Records with drawing code
+++++
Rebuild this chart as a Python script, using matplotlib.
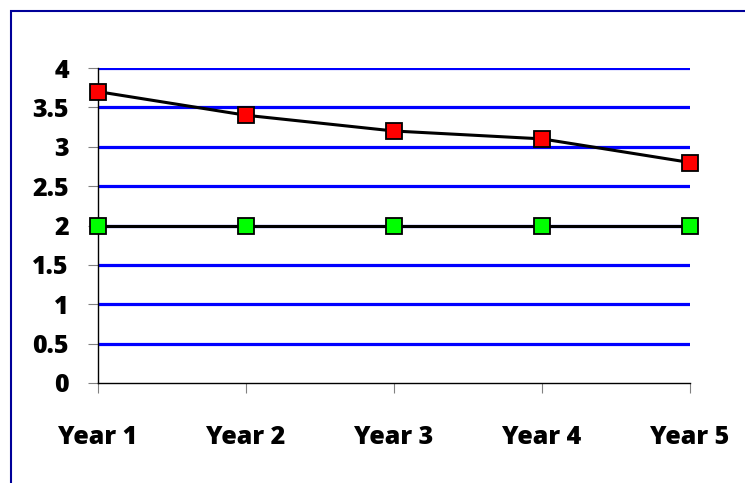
import matplotlib.pyplot as plt
from matplotlib.patches import Rectangle

categories = ['Year 1', 'Year 2', 'Year 3', 'Year 4', 'Year 5']
red_series = [3.7, 3.4, 3.2, 3.1, 2.8]
green_series = [2, 2, 2, 2, 2]
y_ticks = [0, 0.5, 1, 1.5, 2, 2.5, 3, 3.5, 4]
y_labels = ['0', '0.5', '1', '1.5', '2', '2.5', '3', '3.5', '4']

plt.rcParams['font.family'] = ['Open Sans', 'DejaVu Sans']

fig = plt.figure(figsize=(7.45, 4.83), dpi=100)
ax = fig.add_axes([98/745, 100/483, 592/745, 315/483])

# outer frame (only top and left edges are visible in the reference)
fig.patches.append(Rectangle((10.5/745, -0.1), 1.2, (472.5/483) + 0.1,
                             transform=fig.transFigure, fill=False,
                             edgecolor='#000099', linewidth=1.5))

x = list(range(len(categories)))
for v in y_ticks[1:]:
    ax.axhline(v, color='#0000FF', linewidth=2.3, zorder=1)

ax.plot(x, green_series, color='black', linewidth=2.2, marker='s',
        markersize=11.5, markerfacecolor='#00FF00', markeredgecolor='black',
        markeredgewidth=1.3, clip_on=False, zorder=3)
ax.plot(x, red_series, color='black', linewidth=2.2, marker='s',
        markersize=11.5, markerfacecolor='#FF0000', markeredgecolor='black',
        markeredgewidth=1.3, clip_on=False, zorder=3)

ax.set_xlim(0, 4)
ax.set_ylim(0, 4)
ax.set_xticks(x)
ax.set_xticklabels(categories, fontsize=18, fontweight=800)
ax.set_yticks(y_ticks)
ax.set_yticklabels(y_labels, fontsize=18, fontweight=800)
ax.tick_params(axis='x', direction='out', length=7, color='#808080', pad=23)
ax.tick_params(axis='y', direction='out', length=7, color='#808080', pad=14)

for s in ['top', 'right']:
    ax.spines[s].set_visible(False)
ax.spines['left'].set_color('black')
ax.spines['bottom'].set_color('black')
ax.spines['left'].set_linewidth(1)
ax.spines['bottom'].set_linewidth(1)

fig.savefig('out.png', dpi=100)
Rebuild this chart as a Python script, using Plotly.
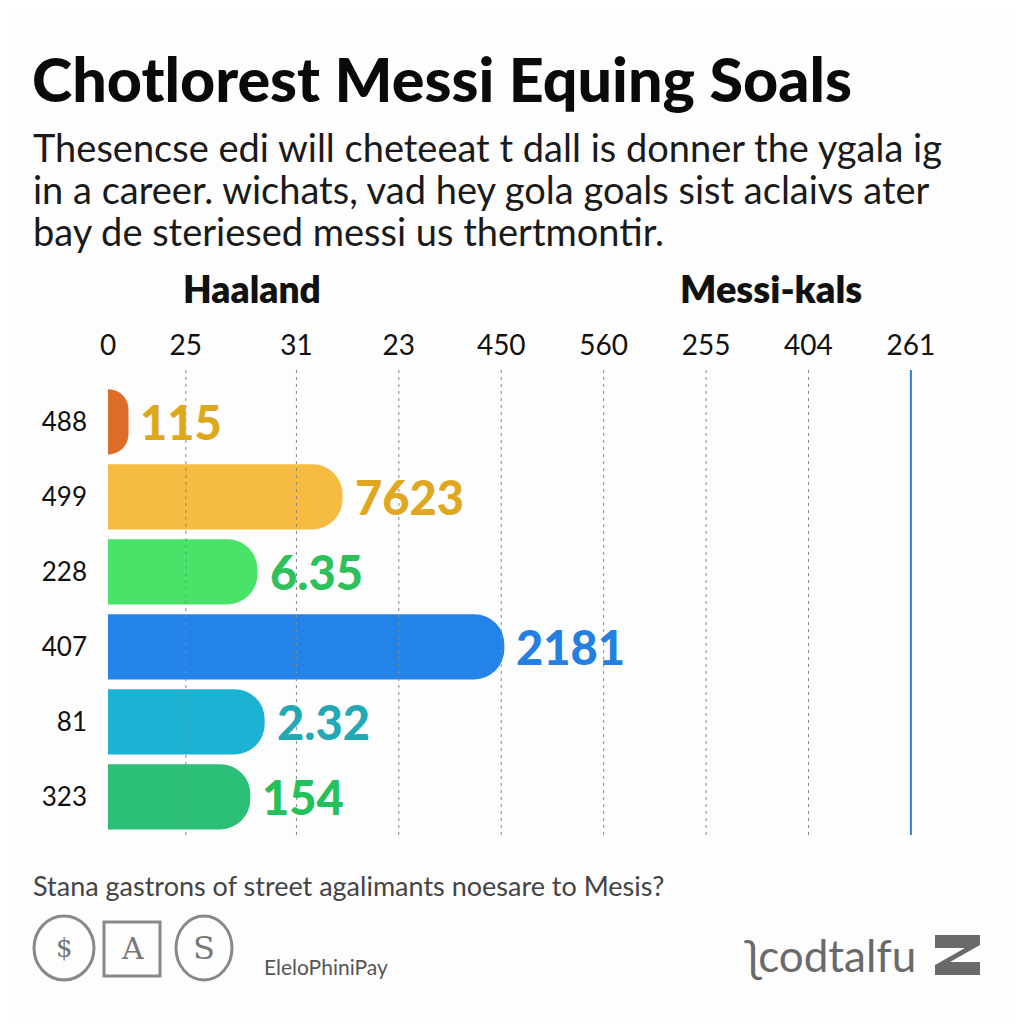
+++++
Pictures are to be left out; the records above must be repeated word for word.

● **Response to the exercise**:
Rebuild this chart as a Python script, using matplotlib.
import matplotlib.pyplot as plt
from matplotlib.patches import Rectangle

categories = ['Year 1', 'Year 2', 'Year 3', 'Year 4', 'Year 5']
red_series = [3.7, 3.4, 3.2, 3.1, 2.8]
green_series = [2, 2, 2, 2, 2]
y_ticks = [0, 0.5, 1, 1.5, 2, 2.5, 3, 3.5, 4]
y_labels = ['0', '0.5', '1', '1.5', '2', '2.5', '3', '3.5', '4']

plt.rcParams['font.family'] = ['Open Sans', 'DejaVu Sans']

fig = plt.figure(figsize=(7.45, 4.83), dpi=100)
ax = fig.add_axes([98/745, 100/483, 592/745, 315/483])

# outer frame (only top and left edges are visible in the reference)
fig.patches.append(Rectangle((10.5/745, -0.1), 1.2, (472.5/483) + 0.1,
                             transform=fig.transFigure, fill=False,
                             edgecolor='#000099', linewidth=1.5))

x = list(range(len(categories)))
for v in y_ticks[1:]:
    ax.axhline(v, color='#0000FF', linewidth=2.3, zorder=1)

ax.plot(x, green_series, color='black', linewidth=2.2, marker='s',
        markersize=11.5, markerfacecolor='#00FF00', markeredgecolor='black',
        markeredgewidth=1.3, clip_on=False, zorder=3)
ax.plot(x, red_series, color='black', linewidth=2.2, marker='s',
        markersize=11.5, markerfacecolor='#FF0000', markeredgecolor='black',
        markeredgewidth=1.3, clip_on=False, zorder=3)

ax.set_xlim(0, 4)
ax.set_ylim(0, 4)
ax.set_xticks(x)
ax.set_xticklabels(categories, fontsize=18, fontweight=800)
ax.set_yticks(y_ticks)
ax.set_yticklabels(y_labels, fontsize=18, fontweight=800)
ax.tick_params(axis='x', direction='out', length=7, color='#808080', pad=23)
ax.tick_params(axis='y', direction='out', length=7, color='#808080', pad=14)

for s in ['top', 'right']:
    ax.spines[s].set_visible(False)
ax.spines['left'].set_color('black')
ax.spines['bottom'].set_color('black')
ax.spines['left'].set_linewidth(1)
ax.spines['bottom'].set_linewidth(1)

fig.savefig('out.png', dpi=100)
Rebuild this chart as a Python script, using Plotly.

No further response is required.